• Required work
Give the listing again in full, exactly as written.
— START OF Information shown —
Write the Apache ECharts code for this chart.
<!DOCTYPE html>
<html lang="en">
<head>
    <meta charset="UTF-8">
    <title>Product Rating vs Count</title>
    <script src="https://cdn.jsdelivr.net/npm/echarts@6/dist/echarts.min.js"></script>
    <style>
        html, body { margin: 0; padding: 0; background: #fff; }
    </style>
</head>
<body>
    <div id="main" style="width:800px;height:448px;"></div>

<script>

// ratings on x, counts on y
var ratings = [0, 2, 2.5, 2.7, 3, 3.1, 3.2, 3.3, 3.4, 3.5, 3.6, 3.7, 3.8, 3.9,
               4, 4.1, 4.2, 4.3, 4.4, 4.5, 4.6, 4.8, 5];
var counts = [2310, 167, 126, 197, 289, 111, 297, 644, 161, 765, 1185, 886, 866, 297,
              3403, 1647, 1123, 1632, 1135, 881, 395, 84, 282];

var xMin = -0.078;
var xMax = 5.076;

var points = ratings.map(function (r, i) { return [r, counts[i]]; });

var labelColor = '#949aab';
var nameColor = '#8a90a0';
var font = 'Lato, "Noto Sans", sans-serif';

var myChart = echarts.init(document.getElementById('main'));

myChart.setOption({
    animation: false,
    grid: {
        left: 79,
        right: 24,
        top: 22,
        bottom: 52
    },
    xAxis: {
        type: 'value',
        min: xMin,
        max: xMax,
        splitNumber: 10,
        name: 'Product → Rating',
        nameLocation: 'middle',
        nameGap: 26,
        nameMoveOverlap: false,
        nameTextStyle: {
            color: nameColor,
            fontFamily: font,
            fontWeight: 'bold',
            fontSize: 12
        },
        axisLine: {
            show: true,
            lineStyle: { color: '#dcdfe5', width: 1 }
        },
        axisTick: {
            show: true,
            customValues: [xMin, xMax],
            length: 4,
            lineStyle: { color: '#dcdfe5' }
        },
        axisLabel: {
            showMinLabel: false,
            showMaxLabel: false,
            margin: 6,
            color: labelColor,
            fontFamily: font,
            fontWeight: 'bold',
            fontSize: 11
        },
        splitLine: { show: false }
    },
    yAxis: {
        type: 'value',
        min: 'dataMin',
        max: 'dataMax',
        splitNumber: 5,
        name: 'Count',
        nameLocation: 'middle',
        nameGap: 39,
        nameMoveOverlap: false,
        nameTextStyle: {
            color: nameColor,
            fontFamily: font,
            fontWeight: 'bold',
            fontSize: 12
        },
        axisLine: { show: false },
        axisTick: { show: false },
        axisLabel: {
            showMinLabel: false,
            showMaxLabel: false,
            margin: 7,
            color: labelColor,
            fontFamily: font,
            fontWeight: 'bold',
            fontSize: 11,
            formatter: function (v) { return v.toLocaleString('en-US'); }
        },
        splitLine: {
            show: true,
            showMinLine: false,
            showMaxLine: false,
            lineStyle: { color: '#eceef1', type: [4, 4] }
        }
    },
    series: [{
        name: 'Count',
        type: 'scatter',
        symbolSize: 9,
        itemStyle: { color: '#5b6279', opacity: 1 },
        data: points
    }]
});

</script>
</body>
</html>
— END OF Information shown —
• Result
Write the Apache ECharts code for this chart.
<!DOCTYPE html>
<html lang="en">
<head>
    <meta charset="UTF-8">
    <title>Product Rating vs Count</title>
    <script src="https://cdn.jsdelivr.net/npm/echarts@6/dist/echarts.min.js"></script>
    <style>
        html, body { margin: 0; padding: 0; background: #fff; }
    </style>
</head>
<body>
    <div id="main" style="width:800px;height:448px;"></div>

<script>

// ratings on x, counts on y
var ratings = [0, 2, 2.5, 2.7, 3, 3.1, 3.2, 3.3, 3.4, 3.5, 3.6, 3.7, 3.8, 3.9,
               4, 4.1, 4.2, 4.3, 4.4, 4.5, 4.6, 4.8, 5];
var counts = [2310, 167, 126, 197, 289, 111, 297, 644, 161, 765, 1185, 886, 866, 297,
              3403, 1647, 1123, 1632, 1135, 881, 395, 84, 282];

var xMin = -0.078;
var xMax = 5.076;

var points = ratings.map(function (r, i) { return [r, counts[i]]; });

var labelColor = '#949aab';
var nameColor = '#8a90a0';
var font = 'Lato, "Noto Sans", sans-serif';

var myChart = echarts.init(document.getElementById('main'));

myChart.setOption({
    animation: false,
    grid: {
        left: 79,
        right: 24,
        top: 22,
        bottom: 52
    },
    xAxis: {
        type: 'value',
        min: xMin,
        max: xMax,
        splitNumber: 10,
        name: 'Product → Rating',
        nameLocation: 'middle',
        nameGap: 26,
        nameMoveOverlap: false,
        nameTextStyle: {
            color: nameColor,
            fontFamily: font,
            fontWeight: 'bold',
            fontSize: 12
        },
        axisLine: {
            show: true,
            lineStyle: { color: '#dcdfe5', width: 1 }
        },
        axisTick: {
            show: true,
            customValues: [xMin, xMax],
            length: 4,
            lineStyle: { color: '#dcdfe5' }
        },
        axisLabel: {
            showMinLabel: false,
            showMaxLabel: false,
            margin: 6,
            color: labelColor,
            fontFamily: font,
            fontWeight: 'bold',
            fontSize: 11
        },
        splitLine: { show: false }
    },
    yAxis: {
        type: 'value',
        min: 'dataMin',
        max: 'dataMax',
        splitNumber: 5,
        name: 'Count',
        nameLocation: 'middle',
        nameGap: 39,
        nameMoveOverlap: false,
        nameTextStyle: {
            color: nameColor,
            fontFamily: font,
            fontWeight: 'bold',
            fontSize: 12
        },
        axisLine: { show: false },
        axisTick: { show: false },
        axisLabel: {
            showMinLabel: false,
            showMaxLabel: false,
            margin: 7,
            color: labelColor,
            fontFamily: font,
            fontWeight: 'bold',
            fontSize: 11,
            formatter: function (v) { return v.toLocaleString('en-US'); }
        },
        splitLine: {
            show: true,
            showMinLine: false,
            showMaxLine: false,
            lineStyle: { color: '#eceef1', type: [4, 4] }
        }
    },
    series: [{
        name: 'Count',
        type: 'scatter',
        symbolSize: 9,
        itemStyle: { color: '#5b6279', opacity: 1 },
        data: points
    }]
});

</script>
</body>
</html>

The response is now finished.